Driving Potentials of Heat and Mass Transport in Porous Building Materials: A Comparison Between General Linear, Thermodynamic and Micromechanical Derivation Schemes

Abstract

In systems of coupled transport processes the question of the appropriate driving potentials is a point of discussion. In this article, three different approaches to derive models for transport currents are systematically compared. According to a general linear approach, an arbitrary full set of independent state variables and material properties is sufficient to describe any transport current. This approach is derived here from a symmetry principle. Thermodynamic and micromechanical approaches are more complex and even less general, but they allow additional statements about the transport coefficients and they reduce the number of transport processes. In the thermodynamic approach the additional information stems from the calculation of the entropy production rate; the micromechanical approach involves a microphysical model of the considered porous system. As a practical example, the three derivation schemes are applied to the often-encountered case of non-hysteretic heat and moisture transport in homogeneous building materials.
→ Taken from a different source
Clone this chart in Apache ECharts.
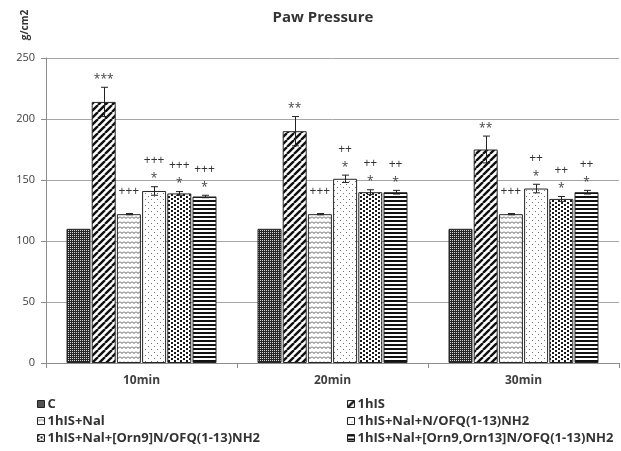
<!DOCTYPE html>
<html>
<head>
<meta charset="utf-8">
<script src="https://cdn.jsdelivr.net/npm/echarts@6/dist/echarts.min.js"></script>
<style>
html, body { margin: 0; padding: 0; background: #fff; }
#chart { width: 621px; height: 451px; }
</style>
</head>
<body>
<div id="chart"></div>
<script>
// ---- data ----
const categories = ['10min', '20min', '30min'];
const seriesNames = [
  'C',
  '1hIS',
  '1hIS+Nal',
  '1hIS+Nal+N/OFQ(1-13)NH2',
  '1hIS+Nal+[Orn9]N/OFQ(1-13)NH2',
  '1hIS+Nal+[Orn9,Orn13]N/OFQ(1-13)NH2'
];
const valuesC      = [110, 110, 110];
const values1hIS   = [214, 190, 175];
const valuesNal    = [122, 122, 122];
const valuesNofq   = [141, 151, 143];
const valuesOrn9   = [139, 140, 134.5];
const valuesOrn913 = [136.5, 140, 140];

const errC      = [0, 0, 0];
const err1hIS   = [12, 12, 11];
const errNal    = [0.5, 0.5, 0.5];
const errNofq   = [3.5, 3, 3.5];
const errOrn9   = [1.5, 2, 2];
const errOrn913 = [1, 1.5, 1.5];

// significance marks: * vs control, + vs 1hIS
const starsC      = ['', '', ''];
const stars1hIS   = ['***', '**', '**'];
const starsNal    = ['', '', ''];
const starsNofq   = ['*', '*', '*'];
const starsOrn9   = ['*', '*', '*'];
const starsOrn913 = ['*', '*', '*'];

const plusC      = ['', '', ''];
const plus1hIS   = ['', '', ''];
const plusNal    = ['+++', '+++', '+++'];
const plusNofq   = ['+++', '++', '++'];
const plusOrn9   = ['+++', '++', '++'];
const plusOrn913 = ['+++', '++', '++'];

const yTicks = [0, 50, 100, 150, 200, 250];

const allValues = [valuesC, values1hIS, valuesNal, valuesNofq, valuesOrn9, valuesOrn913];
const allErrs   = [errC, err1hIS, errNal, errNofq, errOrn9, errOrn913];
const allStars  = [starsC, stars1hIS, starsNal, starsNofq, starsOrn9, starsOrn913];
const allPlus   = [plusC, plus1hIS, plusNal, plusNofq, plusOrn9, plusOrn913];

// ---- fill patterns ----
function makeTile(w, h, draw) {
  const c = document.createElement('canvas');
  c.width = w; c.height = h;
  const g = c.getContext('2d');
  g.fillStyle = '#fff';
  g.fillRect(0, 0, w, h);
  draw(g, w, h);
  return { image: c, repeat: 'repeat' };
}
const patterns = [
  // fine dark grid
  makeTile(2, 2, g => {
    g.fillStyle = '#262626'; g.fillRect(0, 0, 2, 2);
    g.fillStyle = '#d8d8d8'; g.fillRect(0, 0, 1, 1);
  }),
  // wide upward diagonal
  makeTile(7, 7, (g, w, h) => {
    g.strokeStyle = '#111'; g.lineWidth = 2.4; g.beginPath();
    [-w, 0, w].forEach(o => { g.moveTo(o, h); g.lineTo(o + w, 0); });
    g.stroke();
  }),
  // zigzag
  makeTile(4, 5, g => {
    g.strokeStyle = '#555'; g.lineWidth = 1; g.beginPath();
    g.moveTo(0, 1.5); g.lineTo(2, 3.5); g.lineTo(4, 1.5);
    g.stroke();
  }),
  // sparse dots
  makeTile(6, 6, g => {
    g.fillStyle = '#777';
    g.fillRect(1, 1, 1, 1); g.fillRect(4, 4, 1, 1);
  }),
  // dense confetti
  makeTile(6, 4, g => {
    g.fillStyle = '#1a1a1a';
    g.fillRect(0, 0, 2, 2); g.fillRect(3, 2, 2, 2);
  }),
  // horizontal stripes
  makeTile(4, 4, g => {
    g.fillStyle = '#111'; g.fillRect(0, 0, 4, 2);
  })
];

const FONT = '"Open Sans", "DejaVu Sans", sans-serif';
const BAR_W = 24;
const BAR_GAP = 1.2;
const GROUP_W = seriesNames.length * BAR_W + (seriesNames.length - 1) * BAR_GAP;

const barSeries = seriesNames.map((name, i) => ({
  name: name,
  type: 'bar',
  data: allValues[i],
  barWidth: BAR_W,
  barGap: (BAR_GAP / BAR_W * 100) + '%',
  itemStyle: { color: patterns[i], borderColor: '#262626', borderWidth: 1 },
  emphasis: { disabled: true },
  z: 2
}));

const annotData = [];
seriesNames.forEach((n, s) => {
  categories.forEach((c, ci) => {
    annotData.push([ci, s, allValues[s][ci], allErrs[s][ci]]);
  });
});

// error bars with their significance marks above them
function renderAnnot(params, api) {
  const ci = api.value(0), s = api.value(1), m = api.value(2), e = api.value(3);
  const xCenter = api.coord([ci, m])[0] - GROUP_W / 2 + BAR_W / 2 + s * (BAR_W + BAR_GAP);
  const yTop = api.coord([ci, m + e])[1];
  const yBot = api.coord([ci, m - e])[1];
  const children = [];
  const lineStyle = { stroke: '#222', lineWidth: 1 };
  if (e > 0) {
    const xl = Math.round(xCenter) + 0.5;
    children.push({ type: 'line', shape: { x1: xl, y1: yTop, x2: xl, y2: yBot }, style: lineStyle });
    children.push({ type: 'line', shape: { x1: xl - 3.5, y1: yTop, x2: xl + 3.5, y2: yTop }, style: lineStyle });
    children.push({ type: 'line', shape: { x1: xl - 3.5, y1: yBot, x2: xl + 3.5, y2: yBot }, style: lineStyle });
  }
  const star = allStars[s][ci];
  const plus = allPlus[s][ci];
  const yStar = yTop - 11;
  if (star) {
    children.push({
      type: 'text', x: xCenter, y: yStar + 3,
      style: { text: star, align: 'center', verticalAlign: 'middle', fill: '#444', font: '12px ' + FONT }
    });
  }
  if (plus) {
    children.push({
      type: 'text', x: xCenter, y: star ? yStar - 15 : yTop - 22,
      style: { text: plus, align: 'center', verticalAlign: 'middle', fill: '#333', font: '12px ' + FONT }
    });
  }
  return { type: 'group', children: children };
}

const legendBase = {
  orient: 'vertical',
  top: 397,
  padding: 0,
  height: 60,
  itemWidth: 7,
  itemHeight: 7,
  itemGap: 3,
  icon: 'rect',
  selectedMode: false,
  itemStyle: { borderColor: '#222', borderWidth: 1 },
  textStyle: { fontFamily: FONT, fontWeight: 'bold', fontSize: 13, color: '#333', lineHeight: 14, padding: [0, 0, 0, -2] }
};

const chart = echarts.init(document.getElementById('chart'));
chart.setOption({
  animation: false,
  backgroundColor: '#fff',
  grid: { left: 46, right: 2, top: 58, bottom: 88, containLabel: false },
  graphic: [
    {
      type: 'text', x: 323, y: 18,
      style: { text: 'Paw Pressure', align: 'center', verticalAlign: 'middle', fill: '#333', font: 'bold 15px ' + FONT }
    },
    {
      type: 'text', x: 25, y: 25, rotation: Math.PI / 2,
      style: { text: 'g/cm2', align: 'center', verticalAlign: 'middle', fill: '#333', font: 'bold 10px ' + FONT }
    }
  ],
  legend: [
    Object.assign({}, legendBase, { left: 37, data: [seriesNames[0], seriesNames[2], seriesNames[4]] }),
    Object.assign({}, legendBase, { left: 347, data: [seriesNames[1], seriesNames[3], seriesNames[5]] })
  ],
  xAxis: {
    type: 'category',
    data: categories,
    axisLine: { lineStyle: { color: '#8c8c8c' } },
    axisTick: { show: true, length: 5, lineStyle: { color: '#8c8c8c' } },
    axisLabel: { fontFamily: FONT, fontWeight: 'bold', fontSize: 12, color: '#404040', margin: 12 }
  },
  yAxis: {
    type: 'value',
    min: yTicks[0],
    max: yTicks[yTicks.length - 1],
    interval: yTicks[1] - yTicks[0],
    axisLine: { show: true, lineStyle: { color: '#8c8c8c' } },
    axisTick: { show: true, length: 5, lineStyle: { color: '#8c8c8c' } },
    splitLine: { lineStyle: { color: '#a6a6a6' } },
    axisLabel: { fontFamily: FONT, fontSize: 11, color: '#404040', margin: 11 }
  },
  series: barSeries.concat([{
    type: 'custom',
    name: 'annotations',
    data: annotData,
    encode: { x: 0, y: 2 },
    renderItem: renderAnnot,
    silent: true,
    z: 5
  }])
});
</script>
</body>
</html>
It is shown, how the general state variables of a porous system are reduced to only two. Then from the general linear approach it can be seen, that all equations for the moisture transport current using a main driving potential (e.g. moisture content, vapour pressure, chemical potential) and an independent secondary driving potential (e.g. temperature, liquid pressure) are equivalent, without recurrence to the thermodynamic or micromechanical approach. However, the transport coefficients are arbitrary phenomenological functions depending on the two state variables. Based on a literature survey it is shown, which additional statements can be made in the thermodynamic and in the micromechanical approach. The latter yields the pressure-driven model (vapour and liquid pressure as the two driving potentials). Finally it is shown, what is to be expected, if in more complex systems the number of state variables increases.